The Basement Cats Almost Burned My House Down!

Just another day of working from home…because it’s never boring!

Yes, I have basement cats and main-level cats—which sounds weird, I know. You might be picturing me as an old cat lady who does nothing but cater to animals all day. And honestly… that’s not too far off.

I’m almost 50, and my pets run my life.

One of my cats will physically smack me with her claws to let me know she wants to go on the front porch—immediately. Another sits by the back door screaming until I open it so she can go lounge on the deck railing like a sunbathing queen.

And the dogs? Just as bad.

But it’s the basement cats that almost burned my house down.


Why Do I Even Have Basement Cats?

Great question.

It all started when my son’s friend moved from Florida to Georgia for a fresh start. He needed a place to stay while job-hunting, and he had two big, beautiful cats with him.

The problem? My son’s house already had:
✔ Two adults, two toddlers, and my elderly mother
✔ Three big dogs—including one that already escaped and killed a neighbor’s goat

Clearly, adding two cats to that mix was a disaster waiting to happen.

So, being the responsible (and slightly cat-obsessed) person that I am, I became their foster mom. My house was the best option since:
✔ I live alone (aside from my own small zoo of animals)
✔ I work from home (meaning constant supervision)
✔ I have a semi-finished basement with concrete floors (aka, cat-proof)

Solid plan, right?


How the Basement Cats Almost Took Me Out

Friday morning. I was still lying in bed, mentally preparing to start my day as usual:
☑ Feed the animals (because I am their servant)
☑ Take a walk with two dogs and one cat (while the other cat is lazy and just watches from the porch)
☑ Go to work by walking the whole 15 feet from my bedroom to my home office

Then I heard a noise while I was still debating whether I wanted to get out of bed or not.

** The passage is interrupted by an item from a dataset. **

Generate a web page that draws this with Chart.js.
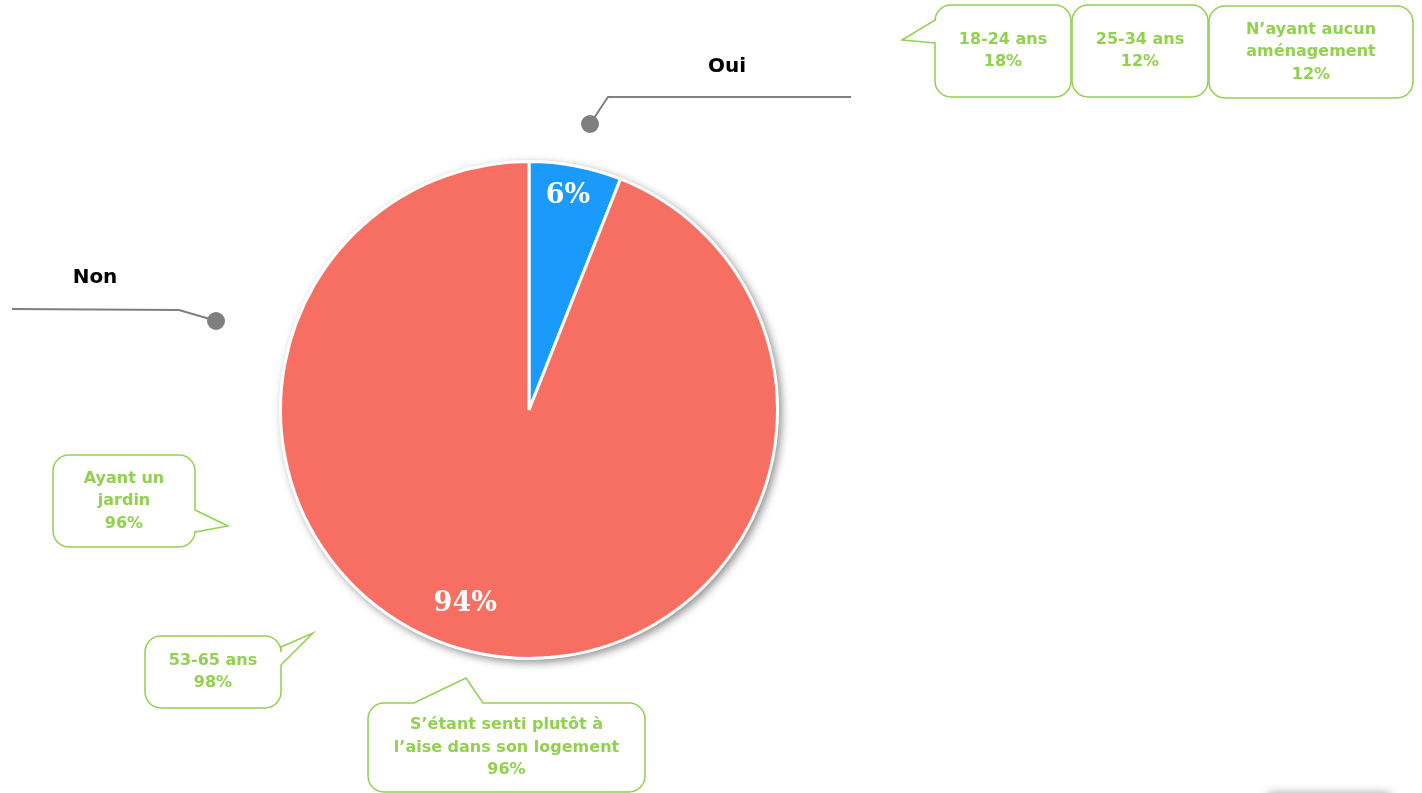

At first, I thought it was my air purifier acting up. No big deal.

But as I got up to check it out, I realized the noise was coming from the basement.

Instantly, my brain jumped to murder.

Because obviously, what else could it be?

Slowly, I crept down the stairs, expecting the worst. And then I saw it.

It was my shop vac.

The basement cats had somehow jumped on the button and turned it on. Naturally, the sudden roaring vacuum scared the absolute crap out of them, so they bolted—leaving the vacuum running at full blast.

After turning it off, it hit me:
💀 That thing could have overheated and started a fire while I was asleep.

I’m a heavy sleeper. If I hadn’t woken up when I did, I might’ve had no house left.

…And honestly? It wouldn’t be the first time.

I once actually almost burned my house down with an air fryer. Had to break out the fire extinguisher and everything.

But that’s a story for another day.


Working from Home Is Never Boring

This isn’t even the wildest thing that’s happened while working from home. I once watched a tree split a house trailer in half—live, in real-time.

So yeah, remote work isn’t always just sitting in pajamas and sipping green tea. Sometimes, it’s stopping some cats from committing arson.